◆ **Data provided**:
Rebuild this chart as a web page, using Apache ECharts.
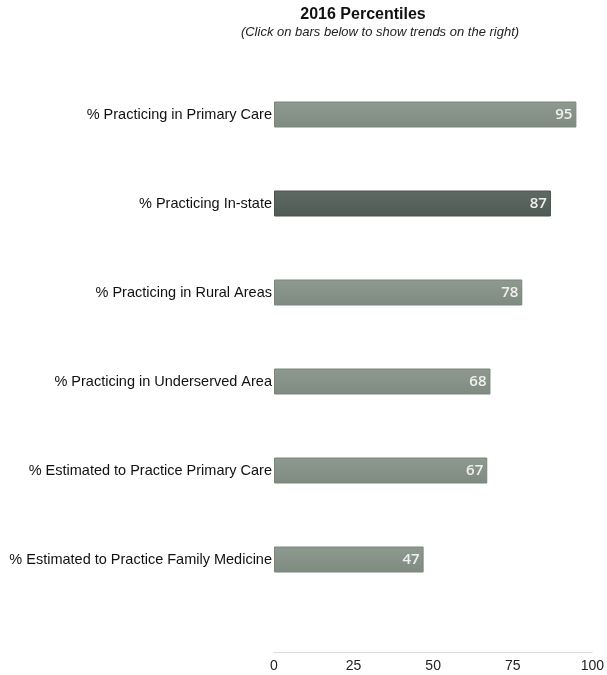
<!DOCTYPE html>
<html style="height: 100%">
    <head>
        <meta charset="utf-8">
    </head>
    <body style="height: 100%; margin: 0; background: #fff">
        <div id="container" style="height: 100%"></div>
        <script type="text/javascript" src="https://cdn.jsdelivr.net/npm/echarts@6/dist/echarts.min.js"></script>
        <script type="text/javascript">
    var categories = [
        "% Practicing in Primary Care",
        "% Practicing In-state",
        "% Practicing in Rural Areas",
        "% Practicing in Underserved Area",
        "% Estimated to Practice Primary Care",
        "% Estimated to Practice Family Medicine"
    ];
    var values = [95, 87, 78, 68, 67, 47];
    var selectedIndex = 1;
    var xTicks = [0, 25, 50, 75, 100];

    var dom = document.getElementById("container");
    var myChart = echarts.init(dom);

    var lightBar = new echarts.graphic.LinearGradient(0, 0, 0, 1, [
        { offset: 0, color: '#8e9a90' },
        { offset: 1, color: '#7f8a81' }
    ]);
    var darkBar = new echarts.graphic.LinearGradient(0, 0, 0, 1, [
        { offset: 0, color: '#5e6a63' },
        { offset: 1, color: '#4f5a54' }
    ]);

    var barData = [];
    for (var i = 0; i < values.length; i++) {
        barData.push({
            value: values[i],
            itemStyle: {
                color: i === selectedIndex ? darkBar : lightBar,
                borderColor: i === selectedIndex ? '#4a544e' : '#7a857c',
                borderWidth: 1
            }
        });
    }

    var option = {
        animation: false,
        title: [{
            text: "2016 Percentiles",
            left: 358,
            top: 2,
            textAlign: 'center',
            textStyle: {
                fontFamily: 'Liberation Sans',
                fontSize: 16,
                fontWeight: 'bold',
                color: '#111'
            }
        }, {
            text: "(Click on bars below to show trends on the right)",
            left: 375,
            top: 21,
            textAlign: 'center',
            textStyle: {
                fontFamily: 'Liberation Sans',
                fontSize: 13,
                fontStyle: 'italic',
                fontWeight: 'normal',
                color: '#222'
            }
        }],
        grid: {
            left: 274,
            right: 11,
            top: 70,
            bottom: 71
        },
        xAxis: {
            type: 'value',
            min: 0,
            max: 100,
            interval: 25,
            offset: 48,
            axisLine: { show: true, lineStyle: { color: '#d8dde2', width: 1 } },
            axisTick: { show: false },
            splitLine: { show: false },
            axisLabel: {
                margin: 7,
                fontFamily: 'Liberation Sans',
                fontSize: 14,
                color: '#222',
                formatter: function (v) { return xTicks.indexOf(v) >= 0 ? String(v) : ''; }
            }
        },
        yAxis: {
            type: 'category',
            inverse: true,
            data: categories,
            axisLine: { show: false },
            axisTick: { show: false },
            axisLabel: {
                margin: 2,
                fontFamily: 'Liberation Sans',
                fontSize: 14.5,
                color: '#111'
            }
        },
        series: [{
            type: 'bar',
            data: barData,
            barWidth: 26,
            label: {
                show: true,
                position: 'insideRight',
                distance: 4,
                fontFamily: 'Open Sans',
                fontWeight: 600,
                fontSize: 15,
                color: '#f0f0f0'
            }
        }]
    };

    myChart.setOption(option);
        </script>
    </body>
</html>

◆ **Brief**: Write the full listing out again with every line unchanged, but include no pictures.

◆ **Task solution**:
Rebuild this chart as a web page, using Apache ECharts.
<!DOCTYPE html>
<html style="height: 100%">
    <head>
        <meta charset="utf-8">
    </head>
    <body style="height: 100%; margin: 0; background: #fff">
        <div id="container" style="height: 100%"></div>
        <script type="text/javascript" src="https://cdn.jsdelivr.net/npm/echarts@6/dist/echarts.min.js"></script>
        <script type="text/javascript">
    var categories = [
        "% Practicing in Primary Care",
        "% Practicing In-state",
        "% Practicing in Rural Areas",
        "% Practicing in Underserved Area",
        "% Estimated to Practice Primary Care",
        "% Estimated to Practice Family Medicine"
    ];
    var values = [95, 87, 78, 68, 67, 47];
    var selectedIndex = 1;
    var xTicks = [0, 25, 50, 75, 100];

    var dom = document.getElementById("container");
    var myChart = echarts.init(dom);

    var lightBar = new echarts.graphic.LinearGradient(0, 0, 0, 1, [
        { offset: 0, color: '#8e9a90' },
        { offset: 1, color: '#7f8a81' }
    ]);
    var darkBar = new echarts.graphic.LinearGradient(0, 0, 0, 1, [
        { offset: 0, color: '#5e6a63' },
        { offset: 1, color: '#4f5a54' }
    ]);

    var barData = [];
    for (var i = 0; i < values.length; i++) {
        barData.push({
            value: values[i],
            itemStyle: {
                color: i === selectedIndex ? darkBar : lightBar,
                borderColor: i === selectedIndex ? '#4a544e' : '#7a857c',
                borderWidth: 1
            }
        });
    }

    var option = {
        animation: false,
        title: [{
            text: "2016 Percentiles",
            left: 358,
            top: 2,
            textAlign: 'center',
            textStyle: {
                fontFamily: 'Liberation Sans',
                fontSize: 16,
                fontWeight: 'bold',
                color: '#111'
            }
        }, {
            text: "(Click on bars below to show trends on the right)",
            left: 375,
            top: 21,
            textAlign: 'center',
            textStyle: {
                fontFamily: 'Liberation Sans',
                fontSize: 13,
                fontStyle: 'italic',
                fontWeight: 'normal',
                color: '#222'
            }
        }],
        grid: {
            left: 274,
            right: 11,
            top: 70,
            bottom: 71
        },
        xAxis: {
            type: 'value',
            min: 0,
            max: 100,
            interval: 25,
            offset: 48,
            axisLine: { show: true, lineStyle: { color: '#d8dde2', width: 1 } },
            axisTick: { show: false },
            splitLine: { show: false },
            axisLabel: {
                margin: 7,
                fontFamily: 'Liberation Sans',
                fontSize: 14,
                color: '#222',
                formatter: function (v) { return xTicks.indexOf(v) >= 0 ? String(v) : ''; }
            }
        },
        yAxis: {
            type: 'category',
            inverse: true,
            data: categories,
            axisLine: { show: false },
            axisTick: { show: false },
            axisLabel: {
                margin: 2,
                fontFamily: 'Liberation Sans',
                fontSize: 14.5,
                color: '#111'
            }
        },
        series: [{
            type: 'bar',
            data: barData,
            barWidth: 26,
            label: {
                show: true,
                position: 'insideRight',
                distance: 4,
                fontFamily: 'Open Sans',
                fontWeight: 600,
                fontSize: 15,
                color: '#f0f0f0'
            }
        }]
    };

    myChart.setOption(option);
        </script>
    </body>
</html>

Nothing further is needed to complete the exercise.